Не было сомнения, что он, следуя тогдашней моде, напустил на себя
известного рода байроновский жанр, с примесью других, еще более худших
капризов и чудачеств. И дорого же он поплатился за них.
Лермонтов хотел слыть во что бы то ни стало и прежде всего за светского
человека и оскорблялся точно так же, как Пушкин, если кто-нибудь рассматривал
его как литератора.
Не надо забывать и влияния Байрона, и многих афоризмов из «Героя
нашего времени» для оценки Лермонтова как человека. По натуре своей
горделивый, сосредоточенный, и сверх того, кроме гения, отличавшийся силой
характера, — наш поэт был честолюбив и скрытен.
Обе женщины [мать Байрона и бабушка Лермонтова] были богаты —
отцы нуждались.
Лермонтов имел с Байроном ещё и то общее, что он долго занимался
своим характером и в произведениях своих, изображая разные его стороны.
«Байрон, — говорит Пушкин, — во всю жизнь свою понял только один характер
— свой собственный».
Сходство есть во внешней обстановке, в нравственных свойствах,
физических недостатках и в том, как недостатки эти действовали на образование
характеров. Рассказывают, что Байрон в детстве уже страдал тем, что одна его
нога, повреждённая при рождении, была искалечена, и его называли «уродом». Он
мучился, что не мог, как ему казалось, из-за этого недостатка нравиться
женщинам. Он во всю жизнь не мог позабыть, как 15 лет, полюбивши 17-летнюю
Мэри Ховарт, должен был присутствовать при том, как она кружилась в вихре
бала в объятиях других, а он со своею ногою не мог принимать участия в танцах.

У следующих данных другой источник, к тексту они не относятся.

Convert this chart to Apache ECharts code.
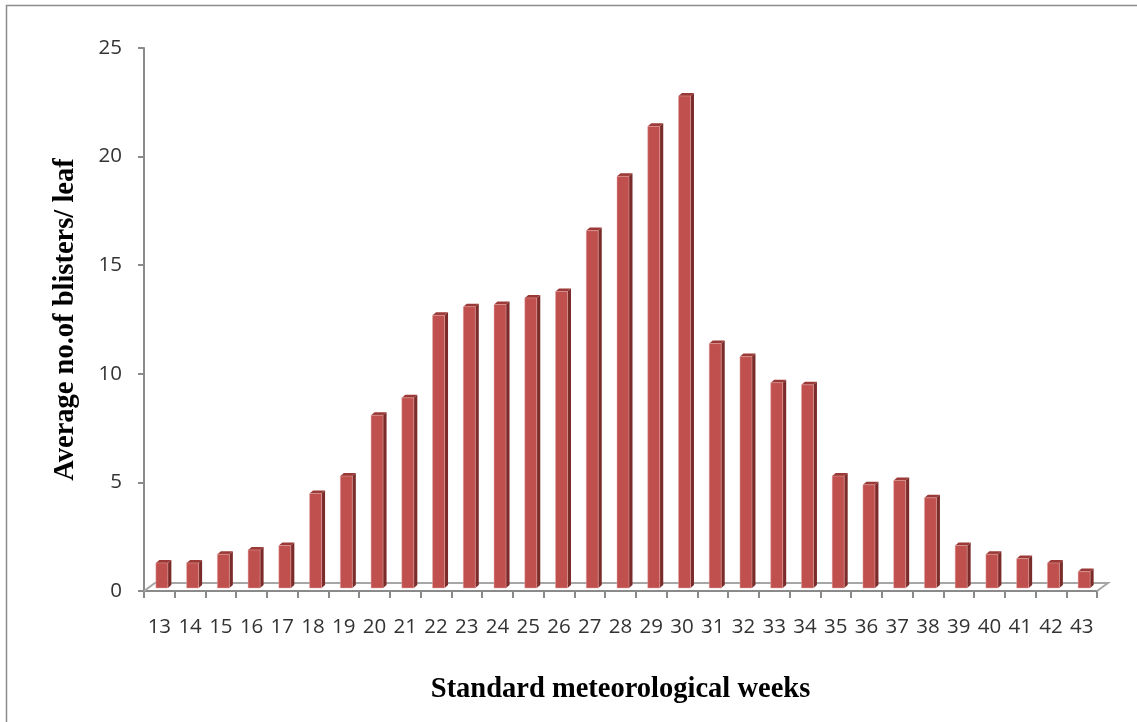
<!DOCTYPE html>
<html>
<head>
<meta charset="utf-8">
<script src="https://cdn.jsdelivr.net/npm/echarts@6/dist/echarts.min.js"></script>
<style>html,body{margin:0;padding:0;background:#fff;}#c{width:1137px;height:722px;}</style>
</head>
<body>
<div id="c"></div>
<script>
const weeks = ['13','14','15','16','17','18','19','20','21','22','23','24','25','26','27','28','29','30','31','32','33','34','35','36','37','38','39','40','41','42','43'];
const blisters = [1.2,1.2,1.6,1.8,2.0,4.4,5.2,8.0,8.8,12.6,13.0,13.1,13.4,13.7,16.5,19.0,21.3,22.7,11.3,10.7,9.5,9.4,5.2,4.8,5.0,4.2,2.0,1.6,1.4,1.2,0.8];
const yTicks = {min:0, max:25, interval:5};
const xTitle = 'Standard meteorological weeks';
const yTitle = 'Average no.of blisters/ leaf';

const chart = echarts.init(document.getElementById('c'), null, {renderer:'canvas'});

function renderBar(params, api) {
  const i = api.value(0), v = api.value(1);
  const p = api.coord([i, v]);
  const b = api.coord([i, 0]);
  const c = p[0];
  const top = p[1] - 2, bot = b[1] - 3;
  const x0 = c - 3.5, x1 = c + 8.5, d = 3.5, dy = 3;
  return {
    type: 'group',
    children: [
      {type:'polygon', shape:{points:[[x1,top],[x1+d,top-dy],[x1+d,bot-dy],[x1,bot]]}, style:{fill:'#7b2c2a'}},
      {type:'polygon', shape:{points:[[x0,top],[x0+d,top-dy],[x1+d,top-dy],[x1,top]]}, style:{fill:'#9a3936'}},
      {type:'rect', shape:{x:x0, y:top, width:x1-x0, height:bot-top}, style:{fill:'#c0504d', stroke:'rgba(230,170,170,0.6)', lineWidth:0.8}}
    ]
  };
}

function renderFloor(params, api) {
  const band = api.size([1, 0])[0];
  const a = api.coord([0, 0]);
  const z = api.coord([weeks.length - 1, 0]);
  const L = a[0] - band / 2, R = z[0] + band / 2, y = a[1];
  return {
    type: 'polyline',
    shape: {points: [[L, y], [L + 11, y - 8], [R + 11, y - 8], [R, y]]},
    style: {stroke: '#a6a6a6', lineWidth: 2, fill: null}
  };
}

chart.setOption({
  animation: false,
  backgroundColor: '#fff',
  grid: {left: 144, right: 40, top: 48, bottom: 131},
  graphic: [{type:'rect', shape:{x:6.5, y:5.5, width:1200, height:800}, style:{fill:null, stroke:'#8c8c8c', lineWidth:1.5}, z:-10}],
  xAxis: {
    type: 'category',
    data: weeks,
    boundaryGap: true,
    name: xTitle,
    nameLocation: 'middle',
    nameGap: 84,
    nameTextStyle: {fontFamily:'Liberation Serif', fontWeight:'bold', fontSize:28.5, color:'#000'},
    axisLine: {lineStyle:{color:'#8a8a8a', width:2}},
    axisTick: {show:true, length:7, alignWithLabel:false, lineStyle:{color:'#8a8a8a', width:2}},
    axisLabel: {fontFamily:'Open Sans', fontSize:20.5, color:'#333', margin:26, interval:0},
    splitLine: {show:false}
  },
  yAxis: {
    type: 'value',
    min: yTicks.min, max: yTicks.max, interval: yTicks.interval,
    name: yTitle,
    nameLocation: 'middle',
    nameGap: 64,
    nameRotate: 90,
    nameTextStyle: {fontFamily:'Liberation Serif', fontWeight:'bold', fontSize:28.5, color:'#000'},
    axisLine: {show:true, lineStyle:{color:'#8a8a8a', width:2}},
    axisTick: {show:true, length:6, lineStyle:{color:'#8a8a8a', width:2}},
    axisLabel: {fontFamily:'Open Sans', fontSize:20.5, color:'#333', margin:22},
    splitLine: {show:false}
  },
  series: [
    {type:'custom', name:'floor', renderItem: renderFloor, data:[[0,0]], encode:{x:0,y:1}, z:1, silent:true},
    {type:'custom', name:'blisters', renderItem: renderBar, data: blisters.map((v,i)=>[i,v]), encode:{x:0,y:1}, z:2}
  ]
});
</script>
</body>
</html>
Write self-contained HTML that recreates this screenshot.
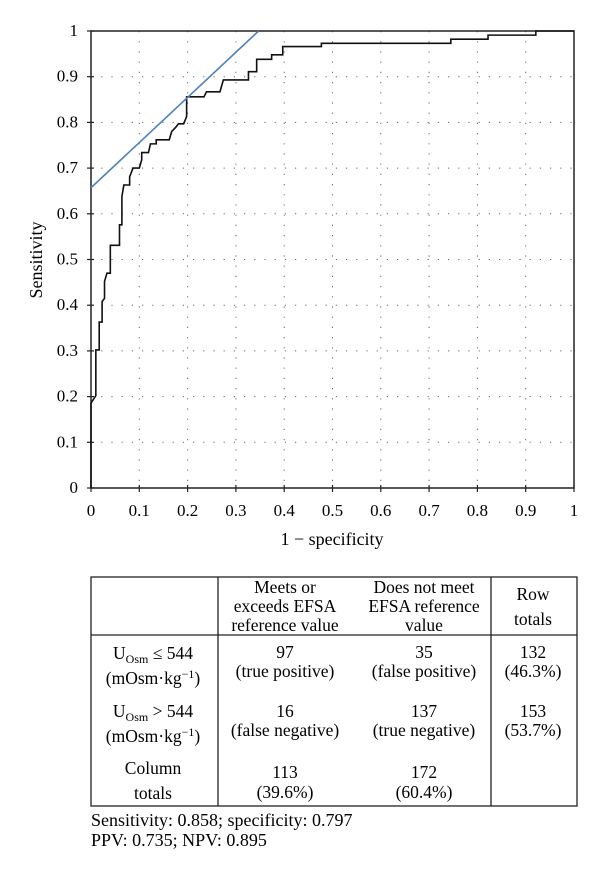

Ужасен был для него удар, когда ему случайно пришлось услышать, как эта
обожаемая им девушка сказала о нем своей горничной: «Не полагаешь ли ты, что
я могу интересоваться хромым мальчишкой?» Тринадцать лет спустя Байрон в
вилле Диодати, на Женевском озере, вспоминает это происшествие в своем
стихотворении «Сон» и пишет его, обливаясь горькими слезами. В молодости
намеки на его физический недостаток порою доводили его до бешенства, порою
он сам отзывался о нем с юмором и сарказмом. То же бывало с Лермонтовым. «Он
был дурён собой, — говорит про нашего молодого поэта Ростопчина. — Эта
некрасивость... порешила образ мыслей молодого человека с пылким умом и
неограниченным честолюбием». Он был сутуловат и кривоног вследствие болезни
в детстве, а потом, разбитый лошадью, всю жизнь слегка прихрамывал. Он
сердился, когда указывали ему на физические недостатки, но подчас и сам над
ними смеялся и рисовал на себя карикатуры или выставлял самого себя в
произведениях с именем, данным ему товарищами в насмешку.